Economic shock and awe
Without Chinese business prowess the Commonwealth wouldn’t be on the economic map, which is old news to anyone in the islands. But even I was surprised when the flagship company (IBM) of America’s flagship industry (computer technology) sold most of its personal computer action to a Chinese company (Lenovo). Got that? The company that gave us the personal computer can’t even compete in the industry that it pioneered. There are lessons for both sides of the Pacific on this, and when the inevitable strains come in Asia-U.S. relations (after the dollar crashes), Saipan is going to wind up being an economic ping-pong ball in the process. So the Commonwealth might as well ponder the context before things turn ugly.
But back to IBM for now: Wow. Talk about shock and awe.
This isn’t a cause of the U.S. racing toward serious economic problems; it is, instead, an effect. IBM’s personal computer marketing was so laughably incompetent, from a company so notoriously arrogant, that it proves that many American corporate bureaucracies have reached the point of morbid obesity. I love their products, but they are suffocating under their own corporate flab.
And this isn’t the first time that obesity has felled the fat cats. Remember the almighty U.S. airliner industry? It’s down to just one manufacturer now, Boeing, who is getting its butt soundly kicked by Europe’s Airbus. And even the helicopter industry, where U.S. pioneering is (well, was) legendary, has succumbed to the corporate waddle, as Europe’s Eurocopter now commands more market share than any U.S. manufacturer. I mention these industries because I follow them closely, and because I think they are leading indicators of the U.S. industrial situation at large. The famous Learjet? Owned by a Canadian company now. The new breed of small airliners? They’re coming from Brazil, yes, Brazil, which is eating away at Boeing’s shrinking market right under its nose in the good ol’ U.S. of A. Orville and Wilbur Wright must be rolling over in their graves right now…and I wonder if Henry Ford drives a Toyota in heaven, or if Alexander Bell is toting a Samsung phone…
Meanwhile, the spate of “outsourcing” continues to suck jobs from the United States to Manila, Mumbai, and Shanghai. American workers have found themselves mere commodity laborers, and commodities compete on price, not quality. It wasn’t too long ago that American society was famous for its grit, its gumption, its individualism, its risk taking. That was America’s advantage, plain and simple. And it’s largely gone, as a nation of rugged individualists became a nation of “human resources.” This is fact, not opinion, and conformity, even gender and race preferences, not merit, are the basis for workplace advancement. The workplace is a big and bland bureaucracy, which is fine with me if that’s what people chose, but, in so choosing, they are now on the same productive level as most of the rest of the world. This is a huge, huge shift, and I’ve watched it over the past couple of decades. Ah, the Dilbert Factor, where millions of cubicle ants serve ossified corporate bureaucracies…the Chinese worker bees are going to prevail on this plane of play. And they have. And they are. And they will probably keep doing so.

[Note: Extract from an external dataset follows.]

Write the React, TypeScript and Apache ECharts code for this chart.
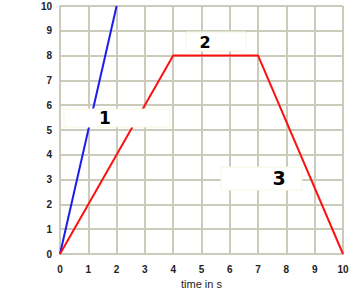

But the linchpin in this whole deal is the U.S. dollar, the preeminence of which is now the only comparative advantage that America enjoys in the global economy. As long as foreigners keep loaning piles of money to the U.S., thus keeping the dollar propped up, then this whole crazy spiral can keep spinning in ever weirder turns.
But when it all stops, the fallout will be ugly, and much of the American middle class will find itself downwardly, not upwardly, mobile. It already takes a two-income household just to keep the mortgage and taxes paid. When you need both legs to stand on, you don’t have double the strength, you’ve got double the risk. And as a human resource, competing on a commodity basis, all you can do to keep going is work cheaper than the next guy (so you don’t lose your house), and all he can do to compete (so he doesn’t lose his) is work cheaper than you can, and, well, you can see where all this is headed…offshore, of course, since a price war favors the lowest bidder with the lowest cost. When this dynamic manifests, there will be fear in America’s middle class. And anger. And blame. And when the blame starts circulating, I have a creepy feeling that some of it will be pointed at the Asian workers who have proven to be so competitive and productive. I hope I’m wrong on this. I guess we’ll see. The Commonwealth is going to be where the rubber meets the road, that’s for sure.
In the meantime, by sheer coincidence, I’m picking out my new IBM Thinkpad computer for the new year. And, yes, I am still a loyal Ford customer. I’m a proud Americano, through and through, but when humans become resources, what does a nation founded on individualism become?